On Fri, 9 May 2008, Per Öberg wrote:
> Does anyone know If it is easy to program the MMU (or what it's called)
> to not interfear?
I am developing an RTOS on a TS7250 (and other boards), and with the
available documentation and some bare metal experience it's not hard to
net-boot your own software on the board using Redboot. I really like it as
a development platform.
ARM9 cores have a funny cache and MMU architecture. To be able to use
the caches, you need to enable the MMU -- which in turn means you have to
set up at least some rudimentary page table.
One thing to note is that Redboot enables the caches, and uses the MMU
to remap the board's SDRAM to a (virtually) contiguous block. So when you
boot your software from scratch, it actually starts out running in virtual
memory! Thus you have to write your bootstrap code position-independent,
turn the MMU off, and install your own page tables and then flush and
jump to your next instruction -- but this is all pretty standard bootstrap
procedure, it's not very hard.
If all you want to do is create a single address space with all your
tasks sharing memory, you have no problem -- you can generate the kernel
page table and just compile it into the binary. I made a perl script to
statically create page tables for simple cases like these. The easiest
thing for this kind of project is to map all the hardware you want to use
to their physical address spaces, so that virtual address are identical to
physical address. Then you never need to think about where you mapped
what, and all your addresses will match the board hardware docs. :-)

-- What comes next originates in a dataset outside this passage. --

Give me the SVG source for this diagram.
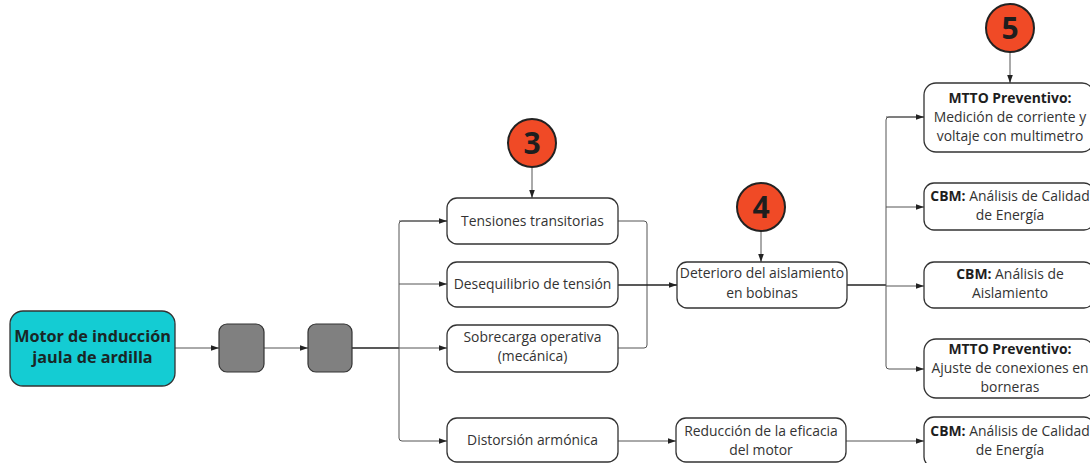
<svg xmlns="http://www.w3.org/2000/svg" width="1090" height="463" viewBox="0 0 1090 463">
<defs>
<marker id="ah" viewBox="0 0 10 10" refX="10" refY="5" markerWidth="8" markerHeight="8" markerUnits="userSpaceOnUse" orient="auto">
<path d="M0,1.5 L10,5 L0,8.5 z" fill="#222"/>
</marker>
<style>
.box{fill:#fff;stroke:#333;stroke-width:1.3}
.grey{fill:#808080;stroke:#333;stroke-width:1.2}
.t{font-family:"Open Sans","Noto Sans","Liberation Sans",sans-serif;font-size:13.9px;fill:#333;text-anchor:middle}
.b{font-weight:bold;fill:#1e1e1e}
.mt{font-family:"Open Sans","Noto Sans","Liberation Sans",sans-serif;font-size:16.2px;font-weight:bold;fill:#1a2626;text-anchor:middle}
.circ{fill:#F04A26;stroke:#222;stroke-width:2}
.num{font-family:"Open Sans","Noto Sans","Liberation Sans",sans-serif;font-size:30px;font-weight:bold;fill:#1e1e1e;text-anchor:middle}
.c{fill:none;stroke:#555;stroke-width:1}
.cd{fill:none;stroke:#222;stroke-width:1.3}
</style>
</defs>
<rect width="1090" height="463" fill="#fff"/>
<g id="connectors">
<path class="c" d="M175,348 H219" marker-end="url(#ah)"/>
<path class="c" d="M264,348 H308" marker-end="url(#ah)"/>
<path class="cd" d="M352,348 H399"/>
<path class="c" d="M447,221 H402 Q399,221 399,224 V438 Q399,441 402,441 H447" marker-end="url(#ah)"/>
<path class="c" d="M399,221 H447" marker-end="url(#ah)"/>
<path class="c" d="M399,284 H447" marker-end="url(#ah)"/>
<path class="c" d="M399,348 H447" marker-end="url(#ah)"/>
<path class="c" d="M618,221 H644 Q647,221 647,224 V345 Q647,348 644,348 H618"/>
<path class="cd" d="M618,285 H677" marker-end="url(#ah)"/>
<path class="c" d="M532,168 V198" marker-end="url(#ah)"/>
<path class="c" d="M761,231 V262" marker-end="url(#ah)"/>
<path class="c" d="M1010,52 V83" marker-end="url(#ah)"/>
<path class="cd" d="M847,285 H886"/>
<path class="c" d="M924,117 H889 Q886,117 886,120 V366 Q886,369 889,369 H924" marker-end="url(#ah)"/>
<path class="c" d="M886,117 H924" marker-end="url(#ah)"/>
<path class="c" d="M886,207 H924" marker-end="url(#ah)"/>
<path class="c" d="M886,286 H924" marker-end="url(#ah)"/>
<path class="c" d="M618,441 H676" marker-end="url(#ah)"/>
<path class="c" d="M846,441 H924" marker-end="url(#ah)"/>
</g>
<g id="motor">
<rect x="10" y="311" width="165" height="75" rx="13" fill="#14CCD3" stroke="#333" stroke-width="1.3"/>
<text class="mt" x="92.5" y="342">Motor de inducción</text>
<text class="mt" x="92.5" y="363">jaula de ardilla</text>
</g>
<g id="grey1"><rect class="grey" x="219" y="324" width="45" height="48" rx="8"/></g>
<g id="grey2"><rect class="grey" x="308" y="324" width="44" height="48" rx="8"/></g>
<g id="tensiones">
<rect class="box" x="447" y="198" width="171" height="46" rx="10"/>
<text class="t" x="532.5" y="226">Tensiones transitorias</text>
</g>
<g id="desequilibrio">
<rect class="box" x="447" y="262" width="171" height="45" rx="10"/>
<text class="t" x="532.5" y="289">Desequilibrio de tensión</text>
</g>
<g id="sobrecarga">
<rect class="box" x="447" y="325" width="171" height="47" rx="10"/>
<text class="t" x="532.5" y="342">Sobrecarga operativa</text>
<text class="t" x="532.5" y="361">(mecánica)</text>
</g>
<g id="distorsion">
<rect class="box" x="447" y="418" width="171" height="44" rx="10"/>
<text class="t" x="532.5" y="445">Distorsión armónica</text>
</g>
<g id="deterioro">
<rect class="box" x="677" y="262" width="170" height="46" rx="10"/>
<text class="t" x="762" y="278">Deterioro del aislamiento</text>
<text class="t" x="762" y="298">en bobinas</text>
</g>
<g id="reduccion">
<rect class="box" x="676" y="418" width="170" height="44" rx="10"/>
<text class="t" x="761" y="436">Reducción de la eficacia</text>
<text class="t" x="761" y="455">del motor</text>
</g>
<g id="mtto1">
<rect class="box" x="924" y="83" width="170" height="69" rx="12"/>
<text class="t b" x="1010" y="103">MTTO Preventivo:</text>
<text class="t" x="1010" y="122">Medición de corriente y</text>
<text class="t" x="1010" y="141">voltaje con multimetro</text>
</g>
<g id="cbm1">
<rect class="box" x="924" y="183" width="170" height="47" rx="10"/>
<text class="t" x="1010" y="201"><tspan class="b">CBM:</tspan> Análisis de Calidad</text>
<text class="t" x="1010" y="220">de Energía</text>
</g>
<g id="cbm2">
<rect class="box" x="924" y="262" width="170" height="46" rx="10"/>
<text class="t" x="1010" y="279"><tspan class="b">CBM:</tspan> Análisis de</text>
<text class="t" x="1010" y="298">Aislamiento</text>
</g>
<g id="mtto2">
<rect class="box" x="924" y="339" width="170" height="59" rx="12"/>
<text class="t b" x="1010" y="354">MTTO Preventivo:</text>
<text class="t" x="1010" y="373">Ajuste de conexiones en</text>
<text class="t" x="1010" y="392">borneras</text>
</g>
<g id="cbm3">
<rect class="box" x="924" y="417" width="170" height="50" rx="10"/>
<text class="t" x="1010" y="436"><tspan class="b">CBM:</tspan> Análisis de Calidad</text>
<text class="t" x="1010" y="455">de Energía</text>
</g>
<g id="badge3">
<circle class="circ" cx="532" cy="143" r="24"/>
<text class="num" x="532" y="153.5">3</text>
</g>
<g id="badge4">
<circle class="circ" cx="761" cy="207" r="24"/>
<text class="num" x="761" y="217.5">4</text>
</g>
<g id="badge5">
<circle class="circ" cx="1010" cy="28" r="24"/>
<text class="num" x="1010" y="38.5">5</text>
</g>
</svg>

Context-switching in a flat, shared address space is as simple as
switching thread contexts -- it's about as hard as returning correctly
from a function call in assembly. :-)
Of course, you still have to set up and manage interrupts and timers to
implement your realtime scheduler -- but that seemed to be the point of
your project anyway so.. :-)
The different modes of the ARM aren't very different from other
processors; they're just there to facilitate the implementation of
unprivileged "user space", and make interrupt and syscall handling easier
and faster. If you don't care about user space, you can just run all your
code in the (privileged) supervisor mode intended for the kernel. Then
only interrupts will run in any other mode (because taking interrupts
automatically transfers you to IRQ mode -- which is a good thing).
If you are trying to create an OS with processes running in separate
virtual address spaces (which I doubt, seeing as this appears to be some
kind of university course project :-) ), we're opening an entirely
different can of worms and have to consider virtual address aliasing,
cache and TLB coherency, shared page reference counting and all that.